Task objective:
Extract word for word the lines of the listing from its start to the line holding "-0.183, -0.062, 0.062]", both ends kept; pictures are not part of the copy.

Raw data:
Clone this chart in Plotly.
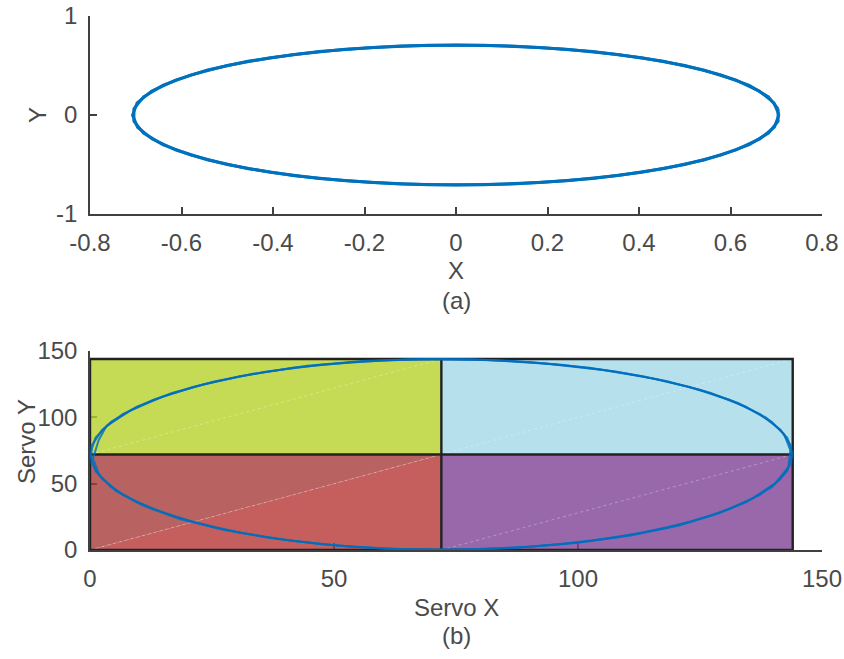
import plotly.graph_objects as go

# ---------------- (a) end-effector trajectory in X/Y -----------------
# two passes around the closed path
traj_x_1 = [0.706, 0.695, 0.663, 0.611, 0.541, 0.453, 0.353, 0.241, 0.122, 0.001,
            -0.122, -0.242, -0.354, -0.455, -0.543, -0.613, -0.665, -0.697, -0.707,
            -0.696, -0.664, -0.612, -0.542, -0.454, -0.353, -0.241, -0.122, 0.000,
            0.123, 0.242, 0.354, 0.455, 0.542, 0.612, 0.664, 0.696, 0.706]
traj_y_1 = [0.002, 0.123, 0.242, 0.354, 0.455, 0.542, 0.612, 0.664, 0.696, 0.707,
            0.696, 0.664, 0.612, 0.542, 0.454, 0.353, 0.241, 0.122, -0.001,
            -0.124, -0.243, -0.354, -0.455, -0.542, -0.613, -0.665, -0.697, -0.707,
            -0.696, -0.664, -0.612, -0.541, -0.454, -0.353, -0.242, -0.122, 0.002]
traj_x_2 = [0.704, 0.683, 0.641, 0.579, 0.500, 0.406, 0.299, 0.183, 0.062,
            -0.062, -0.183, -0.299, -0.406, -0.500, -0.579, -0.641, -0.683, -0.704,
            -0.704, -0.683, -0.641, -0.579, -0.500, -0.406, -0.299, -0.183, -0.062,
            0.062, 0.183, 0.299, 0.406, 0.500, 0.579, 0.641, 0.683, 0.704, 0.704]
traj_y_2 = [0.062, 0.183, 0.299, 0.406, 0.500, 0.579, 0.641, 0.683, 0.704,
            0.704, 0.683, 0.641, 0.579, 0.500, 0.406, 0.299, 0.183, 0.062,
            -0.062, -0.183, -0.299, -0.406, -0.500, -0.579, -0.641, -0.683, -0.704,
            -0.704, -0.683, -0.641, -0.579, -0.500, -0.406, -0.299, -0.183, -0.062, 0.062]

# ---------------- (b) servo commands -----------------
servo_x_1 = [144.0, 142.9, 139.7, 134.4, 127.2, 118.3, 108.0, 96.6, 84.5, 72.0,
             59.5, 47.4, 36.0, 25.7, 16.8, 9.6, 4.3, 1.1, 0.0, 1.1, 4.3, 9.6, 16.8,
             25.7, 36.0, 47.4, 59.5, 72.0, 84.5, 96.6, 108.0, 118.3, 127.2, 134.4,
             139.7, 142.9, 144.0]
servo_y_1 = [72.0, 84.5, 96.6, 108.0, 118.3, 127.2, 134.4, 139.7, 142.9, 144.0,
             142.9, 139.7, 134.4, 127.2, 118.3, 108.0, 96.6, 84.5, 72.0, 59.5, 47.4,
             36.0, 25.7, 16.8, 9.6, 4.3, 1.1, 0.0, 1.1, 4.3, 9.6, 16.8, 25.7, 36.0,
             47.4, 59.5, 72.0]
servo_x_2 = [143.7, 141.5, 137.3, 131.0, 122.9, 113.3, 102.4, 90.6, 78.3, 65.7,
             53.4, 41.6, 30.7, 21.1, 13.0, 6.7, 2.5, 0.3, 0.3, 2.5, 6.7, 13.0, 21.1,
             30.7, 41.6, 53.4, 65.7, 78.3, 90.6, 102.4, 113.3, 122.9, 131.0, 137.3,
             141.5, 143.7, 143.7]
servo_y_2 = [78.3, 90.6, 102.4, 113.3, 122.9, 131.0, 137.3, 141.5, 143.7, 143.7,
             141.5, 137.3, 131.0, 122.9, 113.3, 102.4, 90.6, 78.3, 65.7, 53.4, 41.6,
             30.7, 21.1, 13.0, 6.7, 2.5, 0.3, 0.3, 2.5, 6.7, 13.0, 21.1, 30.7, 41.6,
             53.4, 65.7, 78.3]
servo_x_3 = [143.5, 142.2, 138.6, 132.8, 125.1, 115.8, 105.2, 93.6, 81.4, 68.9,
             56.5, 44.5, 33.4, 23.3, 14.9, 8.2, 3.4, 1.8, 0.6, 1.9, 5.3, 10.9,
             18.4, 27.8, 38.6, 50.2, 62.5, 75.1, 87.6, 99.6, 110.8, 120.7, 129.0,
             135.6, 140.4, 143.1, 143.5]
servo_y_3 = [75.3, 87.6, 99.6, 110.8, 120.7, 129.0, 135.6, 140.4, 143.3, 144.0,
             142.6, 138.8, 132.8, 125.0, 115.6, 104.9, 93.6, 83.0, 69.0, 56.5, 44.5,
             33.4, 23.3, 14.9, 8.2, 3.4, 0.6, 0.1, 1.9, 5.3, 10.9, 18.4, 27.8, 38.6,
             50.2, 62.5, 75.3]

# quadrant boundaries of the servo workspace
servo_edges = [0, 72, 144]
quad_colors = {
    "upper_left": "rgba(183,210,43,0.8)",
    "upper_right": "rgba(163,216,231,0.8)",
    "lower_left_a": "rgba(168,59,59,0.8)",
    "lower_left_b": "rgba(181,55,54,0.8)",
    "lower_right": "rgba(126,66,149,0.8)",
}

x_ticks_a = [-0.8, -0.6, -0.4, -0.2, 0, 0.2, 0.4, 0.6, 0.8]
x_labels_a = ["-0.8", "-0.6", "-0.4", "-0.2", "0", "0.2", "0.4", "0.6", "0.8"]
y_ticks_a = [-1, 0, 1]
y_labels_a = ["-1", "0", "1"]
servo_ticks = [0, 50, 100, 150]
servo_labels = ["0", "50", "100", "150"]

LINE_BLUE = "#0072BD"
AXIS_GREY = "#404040"
TEXT_GREY = "#4a4a4a"
FONT = "Liberation Sans, Arial, sans-serif"

fig = go.Figure()

for tx, ty in [(traj_x_1, traj_y_1), (traj_x_2, traj_y_2)]:
    fig.add_trace(go.Scatter(x=tx, y=ty, mode="lines",
                             line=dict(color=LINE_BLUE, width=3),
                             xaxis="x", yaxis="y", showlegend=False, hoverinfo="skip"))

# workspace quadrants
e0, e1, e2 = servo_edges
quads = [
    ([e0, e1, e1, e0, e0], [e1, e1, e2, e2, e1], quad_colors["upper_left"]),
    ([e1, e2, e2, e1, e1], [e1, e1, e2, e2, e1], quad_colors["upper_right"]),
    ([e0, e1, e0, e0], [e0, e1, e1, e0], quad_colors["lower_left_a"]),
    ([e0, e1, e1, e0], [e0, e0, e1, e0], quad_colors["lower_left_b"]),
    ([e1, e2, e2, e1, e1], [e0, e0, e1, e1, e0], quad_colors["lower_right"]),
]
for qx, qy, qc in quads:
    fig.add_trace(go.Scatter(x=qx, y=qy, mode="lines", fill="toself", fillcolor=qc,
                             line=dict(width=0, color=qc),
                             xaxis="x2", yaxis="y2", showlegend=False, hoverinfo="skip"))

# faint patch diagonals
diag_x = [e0, e1, None, e1, e2, None, e0, e1, None, e1, e2]
diag_y = [e1, e2, None, e1, e2, None, e0, e1, None, e0, e1]
fig.add_trace(go.Scatter(x=diag_x, y=diag_y, mode="lines",
                         line=dict(color="rgba(255,255,255,0.3)", width=1, dash="dot"),
                         xaxis="x2", yaxis="y2", showlegend=False, hoverinfo="skip"))

# quadrant borders
border_x = [e0, e2, e2, e0, e0, None, e1, e1, None, e0, e2]
border_y = [e0, e0, e2, e2, e0, None, e0, e2, None, e1, e1]
fig.add_trace(go.Scatter(x=border_x, y=border_y, mode="lines",
                         line=dict(color="#222222", width=2.4),
                         xaxis="x2", yaxis="y2", showlegend=False, hoverinfo="skip"))

for sx, sy in [(servo_x_1, servo_y_1), (servo_x_2, servo_y_2), (servo_x_3, servo_y_3)]:
    fig.add_trace(go.Scatter(x=sx, y=sy, mode="lines",
                             line=dict(color="rgba(0,110,190,0.8)", width=2),
                             xaxis="x2", yaxis="y2", showlegend=False, hoverinfo="skip"))

W, H = 844, 659
def px(v):
    return v / W
def py(v):
    return 1 - v / H

axis_common = dict(showline=True, linecolor=AXIS_GREY, linewidth=1.5, mirror=False,
                   ticks="inside", ticklen=7, tickwidth=1.5, tickcolor=AXIS_GREY,
                   showgrid=False, zeroline=False, automargin=False,
                   tickfont=dict(family=FONT, size=24, color=TEXT_GREY))

fig.update_layout(
    width=W, height=H,
    margin=dict(l=0, r=0, t=0, b=0),
    paper_bgcolor="white", plot_bgcolor="white",
    xaxis=dict(domain=[px(90), px(822)], range=[-0.8, 0.8], tickvals=x_ticks_a,
               ticktext=x_labels_a, anchor="y", ticklabelstandoff=6, **axis_common),
    yaxis=dict(domain=[py(214), py(16)], range=[-1, 1], tickvals=y_ticks_a,
               ticktext=y_labels_a, anchor="x", ticklabelstandoff=6, **axis_common),
    xaxis2=dict(domain=[px(90), px(822)], range=[0, 150], tickvals=servo_ticks,
                ticktext=servo_labels, anchor="y2", ticklabelstandoff=6,
                layer="below traces", **axis_common),
    yaxis2=dict(domain=[py(550), py(351)], range=[0, 150], tickvals=servo_ticks,
                ticktext=servo_labels, anchor="x2", ticklabelstandoff=6,
                layer="below traces", **axis_common),
)

label_font = dict(family=FONT, size=24, color=TEXT_GREY)
labels = [
    ("X", px(456), py(270), 0),
    ("(a)", px(456), py(301), 0),
    ("Y", px(37), py(115), -90),
    ("Servo X", px(456), py(607), 0),
    ("(b)", px(456), py(635), 0),
    ("Servo Y", px(26), py(442), -90),
]
for text, ax_, ay_, rot in labels:
    fig.add_annotation(text=text, x=ax_, y=ay_, xref="paper", yref="paper",
                       xanchor="center", yanchor="middle", showarrow=False,
                       textangle=rot, font=label_font)

fig.write_html("out.html")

Response:
Clone this chart in Plotly.
import plotly.graph_objects as go

# ---------------- (a) end-effector trajectory in X/Y -----------------
# two passes around the closed path
traj_x_1 = [0.706, 0.695, 0.663, 0.611, 0.541, 0.453, 0.353, 0.241, 0.122, 0.001,
            -0.122, -0.242, -0.354, -0.455, -0.543, -0.613, -0.665, -0.697, -0.707,
            -0.696, -0.664, -0.612, -0.542, -0.454, -0.353, -0.241, -0.122, 0.000,
            0.123, 0.242, 0.354, 0.455, 0.542, 0.612, 0.664, 0.696, 0.706]
traj_y_1 = [0.002, 0.123, 0.242, 0.354, 0.455, 0.542, 0.612, 0.664, 0.696, 0.707,
            0.696, 0.664, 0.612, 0.542, 0.454, 0.353, 0.241, 0.122, -0.001,
            -0.124, -0.243, -0.354, -0.455, -0.542, -0.613, -0.665, -0.697, -0.707,
            -0.696, -0.664, -0.612, -0.541, -0.454, -0.353, -0.242, -0.122, 0.002]
traj_x_2 = [0.704, 0.683, 0.641, 0.579, 0.500, 0.406, 0.299, 0.183, 0.062,
            -0.062, -0.183, -0.299, -0.406, -0.500, -0.579, -0.641, -0.683, -0.704,
            -0.704, -0.683, -0.641, -0.579, -0.500, -0.406, -0.299, -0.183, -0.062,
            0.062, 0.183, 0.299, 0.406, 0.500, 0.579, 0.641, 0.683, 0.704, 0.704]
traj_y_2 = [0.062, 0.183, 0.299, 0.406, 0.500, 0.579, 0.641, 0.683, 0.704,
            0.704, 0.683, 0.641, 0.579, 0.500, 0.406, 0.299, 0.183, 0.062,
            -0.062, -0.183, -0.299, -0.406, -0.500, -0.579, -0.641, -0.683, -0.704,
            -0.704, -0.683, -0.641, -0.579, -0.500, -0.406, -0.299, -0.183, -0.062, 0.062]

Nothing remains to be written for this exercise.